Monday, May 4, 2009

Transcending Baby Drool







It’s probably safe to say that for much of my life, I had a dislike of babies. As I have said more than once to my husband when comparing babies to cats, there’s no downside to cats. They’re cute and furry, they purr, and they use a litter box. Babies, on the other hand, leak from every available orifice, constantly, and are LOUD. I have a squeamish thing about drool, especially. It bothers me more than the idea of cleaning poopy diapers. I remember years ago meeting up with a high school friend. He came over to my parents’ house when I was in town visiting, bringing his wife and new baby. He handed me the baby. I held the baby practically at arm’s length, wondering what to do with it, and gave it back as soon as I decently could. As recently as last summer I was at a barbeque watching a very young toddler drooling copiously onto her father’s head, and feeling totally disgusted.
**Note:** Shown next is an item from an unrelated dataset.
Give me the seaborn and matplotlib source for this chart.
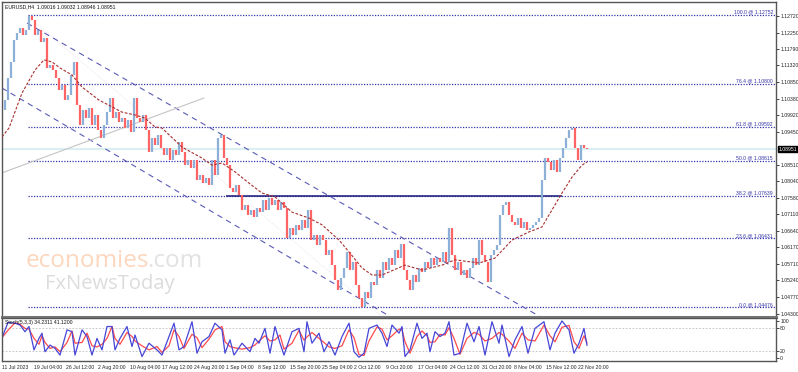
import numpy as np
import pandas as pd
import seaborn as sns
import matplotlib.pyplot as plt

sns.set_style("white")
plt.rcParams['font.family'] = ['DejaVu Sans']

# --- datos (EURUSD H4), un cierre cada 3 velas ---
closes = [
    1.1006, 1.1034, 1.1097, 1.1142, 1.1204, 1.1224, 1.1238, 1.1218, 1.1232, 1.1272,
    1.1261, 1.1218, 1.1232, 1.1198, 1.1210, 1.1125, 1.1133, 1.1119, 1.1097, 1.1063,
    1.1077, 1.1034, 1.1048, 1.1105, 1.1142, 1.1020, 1.0964, 1.1006, 1.0983, 1.1012,
    1.0964, 1.0992, 1.0949, 1.0927, 1.0964, 1.1000, 1.1040, 1.0983, 1.1000, 1.0972,
    1.0983, 1.0955, 1.0978, 1.0944, 1.1040, 1.0983, 1.0972, 1.0992, 1.0949, 1.0887,
    1.0927, 1.0907, 1.0935, 1.0898, 1.0879, 1.0898, 1.0865, 1.0893, 1.0879, 1.0915,
    1.0887, 1.0850, 1.0865, 1.0842, 1.0865, 1.0808, 1.0822, 1.0799, 1.0814, 1.0794,
    1.0865, 1.0822, 1.0927, 1.0935, 1.0870, 1.0850, 1.0785, 1.0774, 1.0794, 1.0765,
    1.0723, 1.0737, 1.0709, 1.0723, 1.0703, 1.0729, 1.0717, 1.0751, 1.0723, 1.0757,
    1.0737, 1.0751, 1.0723, 1.0746, 1.0729, 1.0644, 1.0672, 1.0652, 1.0681, 1.0666,
    1.0695, 1.0672, 1.0723, 1.0638, 1.0652, 1.0624, 1.0652, 1.0638, 1.0596, 1.0610,
    1.0567, 1.0525, 1.0497, 1.0531, 1.0559, 1.0604, 1.0553, 1.0576, 1.0511, 1.0474,
    1.0448, 1.0491, 1.0474, 1.0519, 1.0511, 1.0553, 1.0531, 1.0576, 1.0553, 1.0587,
    1.0567, 1.0610, 1.0587, 1.0627, 1.0553, 1.0525, 1.0497, 1.0539, 1.0519, 1.0559,
    1.0548, 1.0576, 1.0559, 1.0587, 1.0567, 1.0587, 1.0576, 1.0604, 1.0576, 1.0672,
    1.0596, 1.0553, 1.0576, 1.0539, 1.0553, 1.0531, 1.0559, 1.0587, 1.0567, 1.0638,
    1.0596, 1.0576, 1.0519, 1.0596, 1.0610, 1.0624, 1.0709, 1.0737, 1.0746, 1.0709,
    1.0689, 1.0681, 1.0700, 1.0672, 1.0689, 1.0666, 1.0672, 1.0681, 1.0689, 1.0700,
    1.0808, 1.0870, 1.0859, 1.0836, 1.0865, 1.0831, 1.0870, 1.0898, 1.0927, 1.0949,
    1.0955, 1.0898, 1.0865, 1.0907, 1.0898, 1.0895,
]

# media movil (linea discontinua roja)
ma_bars = [0, 7, 20, 33, 42, 50, 58, 70, 80, 97, 110, 120, 133, 143, 153, 160, 180,
           200, 210, 220, 233, 247, 260, 273, 290, 307, 320, 337, 348, 360, 370, 380,
           403, 420, 440, 453, 477, 493, 510, 527, 540, 547, 560, 570, 580, 585]
ma_prices = [1.0930, 1.0955, 1.1054, 1.1119, 1.1148, 1.1142, 1.1125, 1.1105, 1.1071,
             1.1034, 1.1015, 1.1000, 1.0992, 1.0983, 1.0958, 1.0955, 1.0901, 1.0870,
             1.0850, 1.0856, 1.0831, 1.0799, 1.0771, 1.0760, 1.0717, 1.0700, 1.0681,
             1.0638, 1.0601, 1.0559, 1.0539, 1.0539, 1.0567, 1.0553, 1.0567, 1.0582,
             1.0573, 1.0587, 1.0638, 1.0661, 1.0675, 1.0709, 1.0771, 1.0816, 1.0850,
             1.0859]

# Fibonacci
fib_pct = ["100.0", "76.4", "61.8", "50.0", "38.2", "23.6", "0.0"]
fib_levels = [1.12752, 1.10800, 1.09592, 1.08615, 1.07639, 1.06431, 1.04476]

# canal descendente y linea gris (extremos)
upper_bars, upper_prices = [25, 545], [1.1252, 1.0410]
lower_bars, lower_prices = [0, 395], [1.1068, 1.0410]
faint_bars, faint_prices = [30, 385], [1.1261, 1.0410]
gray_bars, gray_prices = [0, 202], [1.0828, 1.1040]
support_bars = [224, 560]

last_price = 1.08951
price_ticks = [1.12720, 1.12250, 1.11790, 1.11320, 1.10850, 1.10380, 1.09920, 1.09450,
               1.08510, 1.08040, 1.07580, 1.07110, 1.06640, 1.06170, 1.05710, 1.05240,
               1.04770, 1.04300]
date_labels = ["11 Jul 2023", "19 Jul 04:00", "26 Jul 12:00", "2 Aug 20:00", "10 Aug 04:00",
               "17 Aug 12:00", "24 Aug 20:00", "1 Sep 04:00", "8 Sep 12:00", "15 Sep 20:00",
               "25 Sep 04:00", "2 Oct 12:00", "9 Oct 20:00", "17 Oct 04:00", "24 Oct 12:00",
               "31 Oct 20:00", "8 Nov 04:00", "15 Nov 12:00", "22 Nov 20:00"]

# Estocastico (5,3,3)
stoch_bars = [0, 6, 13, 18, 23, 27, 32, 37, 40, 43, 48, 53, 58, 65, 70, 73, 80, 85, 90, 95,
              100, 105, 110, 113, 118, 125, 130, 133, 140, 147, 155, 160, 167, 172, 177, 182,
              190, 195, 200, 207, 213, 220, 223, 228, 232, 240, 248, 253, 257, 263, 268, 273,
              278, 282, 290, 297, 302, 305, 310, 317, 322, 327, 333, 340, 347, 352, 357, 362,
              367, 375, 380, 385, 390, 397, 400, 403, 408, 415, 420, 425, 428, 433, 438, 443,
              447, 452, 458, 465, 472, 477, 483, 490, 497, 500, 507, 513, 520, 526, 533, 542,
              548, 553, 560, 567, 572, 577, 582, 585]
stoch_k = [55, 96, 94, 89, 71, 85, 22, 53, 67, 17, 35, 26, 8, 76, 71, 8, 76, 58, 8, 53,
           22, 85, 85, 22, 53, 85, 31, 62, 4, 40, 22, 8, 58, 94, 22, 31, 98, 13, 44, 58,
           94, 76, 13, 49, 8, 40, 17, 53, 40, 80, 13, 85, 40, 8, 71, 80, 17, 98, 40, 67,
           17, 44, 8, 58, 94, 17, 2, 13, 80, 89, 67, 31, 89, 67, 85, 4, 22, 94, 53, 67,
           17, 71, 58, 67, 98, 8, 13, 94, 44, 85, 8, 98, 40, 89, 4, 49, 85, 13, 80, 98,
           22, 67, 100, 76, 13, 40, 80, 34]
stoch_d = [55, 75, 95, 91, 80, 78, 53, 37, 60, 42, 26, 30, 17, 42, 73, 40, 42, 67, 33, 30,
           37, 53, 85, 53, 37, 69, 58, 46, 33, 22, 31, 15, 33, 76, 58, 26, 64, 55, 28, 51,
           76, 85, 44, 31, 28, 24, 28, 35, 46, 60, 46, 49, 62, 24, 40, 75, 48, 57, 69, 53,
           42, 30, 26, 33, 76, 55, 9, 7, 46, 84, 78, 49, 60, 78, 76, 44, 13, 58, 73, 60,
           42, 44, 64, 62, 82, 53, 10, 53, 69, 64, 46, 53, 69, 64, 46, 26, 67, 49, 46, 89,
           60, 44, 83, 88, 44, 26, 60, 41]

fib_color = "#3434a8"
# fuente pequena y estrecha tipo MT4
small = dict(family=["Liberation Sans Narrow", "Liberation Sans"], size=3.7)

fig = plt.figure(figsize=(7.98, 3.72), dpi=100)
ax = fig.add_axes([2 / 798, 55 / 372, 774 / 798, 315 / 372])
ax2 = fig.add_axes([2 / 798, 11 / 372, 774 / 798, 43 / 372])

# --- panel de precio ---
bars = pd.DataFrame({"bar": np.arange(len(closes)) * 3, "close": closes})
bars["open"] = bars["close"].shift(1).fillna(bars["close"])
up = bars[bars["close"] >= bars["open"]]
dn = bars[bars["close"] < bars["open"]]
ax.vlines(up["bar"], up["open"], up["close"], color="#8db0d8", lw=1.6, zorder=3)
ax.vlines(dn["bar"], dn["open"], dn["close"], color="#ff6464", lw=1.6, zorder=3)

ax.axhline(last_price, color="#d6eff2", lw=1.3, zorder=1)
for pct, lvl in zip(fib_pct, fib_levels):
    ax.hlines(lvl, 26, 774, color=fib_color, lw=0.9, linestyles=(0, (1, 1.2)), zorder=2)
    ax.text(771, lvl + 0.0001, f"{pct} @ {lvl:.5f}", ha="right", va="bottom",
            color=fib_color, **small)
ax.hlines(fib_levels[4], support_bars[0], support_bars[1], color="#1a1a7a", lw=1.1, zorder=2)

sns.lineplot(x=upper_bars, y=upper_prices, ax=ax, color="#5a5ab8", lw=0.8,
             linestyle=(0, (5, 4)), zorder=2)
sns.lineplot(x=lower_bars, y=lower_prices, ax=ax, color="#5a5ab8", lw=0.8,
             linestyle=(0, (5, 4)), zorder=2)
sns.lineplot(x=faint_bars, y=faint_prices, ax=ax, color="#ecdcec", lw=0.6,
             linestyle=(0, (1, 1.5)), zorder=1)
sns.lineplot(x=gray_bars, y=gray_prices, ax=ax, color="#c4c4c4", lw=0.8, zorder=2)
sns.lineplot(x=ma_bars, y=ma_prices, ax=ax, color="#a83030", lw=0.8,
             linestyle=(0, (2.5, 1.5)), zorder=4)

ax.set_xlim(0, 774)
ax.set_ylim(1.04202, 1.13116)
ax.yaxis.tick_right()
ax.set_yticks(price_ticks)
ax.set_yticklabels([f"{p:.5f}" for p in price_ticks])
for lab in ax.get_yticklabels():
    lab.set_fontfamily(small["family"])
    lab.set_fontsize(small["size"])
ax.tick_params(axis="y", length=2, width=0.6, pad=1, colors="#222222")
ax.set_xticks([])
ax.set_xlabel("")
ax.set_ylabel("")
ax.text(1.003, last_price, f"{last_price:.5f}", transform=ax.get_yaxis_transform(),
        ha="left", va="center", color="white",
        bbox=dict(facecolor="black", edgecolor="black", pad=0.5), **small)
for s in ax.spines.values():
    s.set_color("#555555")
    s.set_linewidth(1)
ax.spines["bottom"].set_linewidth(2.2)
ax.spines["bottom"].set_color("#777777")

# marca de agua
ax.text(0.03, 0.158, "economies", transform=ax.transAxes, fontsize=17.5,
        color="#fcd6bd", family="Open Sans", zorder=0)
ax.text(0.188, 0.158, ".com", transform=ax.transAxes, fontsize=17.5,
        color="#e2e2e2", family="Open Sans", zorder=0)
ax.text(0.055, 0.09, "FxNewsToday", transform=ax.transAxes, fontsize=14.5,
        color="#dcdcdc", family="Open Sans", zorder=0)

fig.text(5 / 798, 1 - 7 / 372, "EURUSD,H4  1.09016 1.09032 1.08946 1.08951",
         va="center", color="#111111", **small)

# --- panel estocastico ---
ax2.axhline(80, color="#bdbdbd", lw=0.6, linestyle=(0, (2, 2)))
ax2.axhline(20, color="#bdbdbd", lw=0.6, linestyle=(0, (2, 2)))
sns.lineplot(x=stoch_bars, y=stoch_d, ax=ax2, color="#ff4a4a", lw=0.9)
sns.lineplot(x=stoch_bars, y=stoch_k, ax=ax2, color="#4646d8", lw=0.9)
ax2.set_xlim(0, 774)
ax2.set_ylim(-8, 108)
ax2.yaxis.tick_right()
ax2.set_yticks([0, 20, 80, 100])
ax2.set_yticklabels(["0", "20", "80", "100"])
tick_pos = np.arange(len(date_labels)) * 32
ax2.set_xticks(tick_pos)
ax2.set_xticklabels(date_labels, ha="left")
for lab in ax2.get_xticklabels() + ax2.get_yticklabels():
    lab.set_fontfamily(small["family"])
    lab.set_fontsize(small["size"])
ax2.tick_params(axis="y", length=2, width=0.6, pad=1)
ax2.tick_params(axis="x", length=2, width=0.6, pad=1)
ax2.set_xlabel("")
ax2.set_ylabel("")
ax2.text(0.004, 0.96, "Stoch(5,3,3) 34.2311 41.1200", transform=ax2.transAxes,
         va="top", color="#111111", **small)
for s in ax2.spines.values():
    s.set_color("#555555")
    s.set_linewidth(1)

fig.savefig("out.png", dpi=100)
Why on earth, you could easily ask, did I decide to have a baby then? What possessed me?

Well, the bottom line is that I decided, after a lot of thought, conversation, and processing, that I genuinely did want to have a child, and I was going to have to just find ways to deal with the baby part. Both my husband and I worried about how we’d feel about the baby, though. Everyone said “It’s different when it’s your own”, but it’s hard to take that on faith, especially when one’s squeamish button is turned on high and beeping loudly around other people’s babies.

So, we decided to go for it. It felt a lot like deliberately walking up to the edge of a cliff and, in cold blood, jumping off. We had times all through my pregnancy in which we struggled with difficult feelings. In fact, when I first heard my baby’s heartbeat on Doppler I cried, because my first response was to feel that I didn’t deserve to have a baby, because I didn’t feel what I *should* feel.

Hazel was born on the Ides of March. We have both promptly fallen totally in love with her, and what I feel for her is a huge gift from the universe, a blessing I can’t adequately describe to anyone. The power of this connection is enormous, and I am so grateful for this chance to live life more fully, feel more deeply, and engage my heart, mind, and soul in this new adventure that has me simultaneously shaking in my boots and smiling through my whole body.

The fact is that babies are not the same thing as their drool. Yeah, it seems simple, but it’s been a revelation to me. Wow, babies do not equal poop, drool, spit-up, and pee. Yes, they’ve got a lot of all those things (and she’ll have more and more as she gets bigger, oh goody), but they are so much more. I cannot get over the incredible scent of the top of Hazel’s head. Her gaze has, from the beginning, been so present and direct. Her nose and mouth are perfect, her cheeks are adorable, and her eyes are gorgeous. She is simultaneously a little animal who looks just like any other baby animal when she nurses and a little human person looking out of those incredible eyes. She is fresh and new, but looking at her takes me one more step toward believing that we really do have something called a soul after all. She is amazing to me. I’ve even gotten to the place where I can see why other people think their kids are cute, and even to thinking that the other babies in our parents’ support group are cute, quite a transformation to happen in a matter of weeks.

I have not magically gotten over my “ew, gross!!” reaction to drool & spit-up. Ugh, I still don’t want to be covered in either substance, or even have a bit spotted on my shirt. And I will have to deal with that, and back off my negative reactions, because those substances are now a reality in my life. But, I have the motivation to deal with it now, because it’s part of having Hazel in my life. It wasn’t possible to understand that before, because the generic idea of baby wasn’t something that was (even remotely) sufficiently positive to make me want to. But Hazel herself is a person who shows me that the whole is vastly greater than the sum of its parts. And if some of her parts are stinky or otherwise unappealing, she herself is so wonderful that sometimes my heart aches in that painfully joyous way when I look at her. So I’ll tackle my drool neurosis and many others besides. And I’ll sniff her head and snuggle her, and thank the universe for the chance both to do the work and to experience the reward.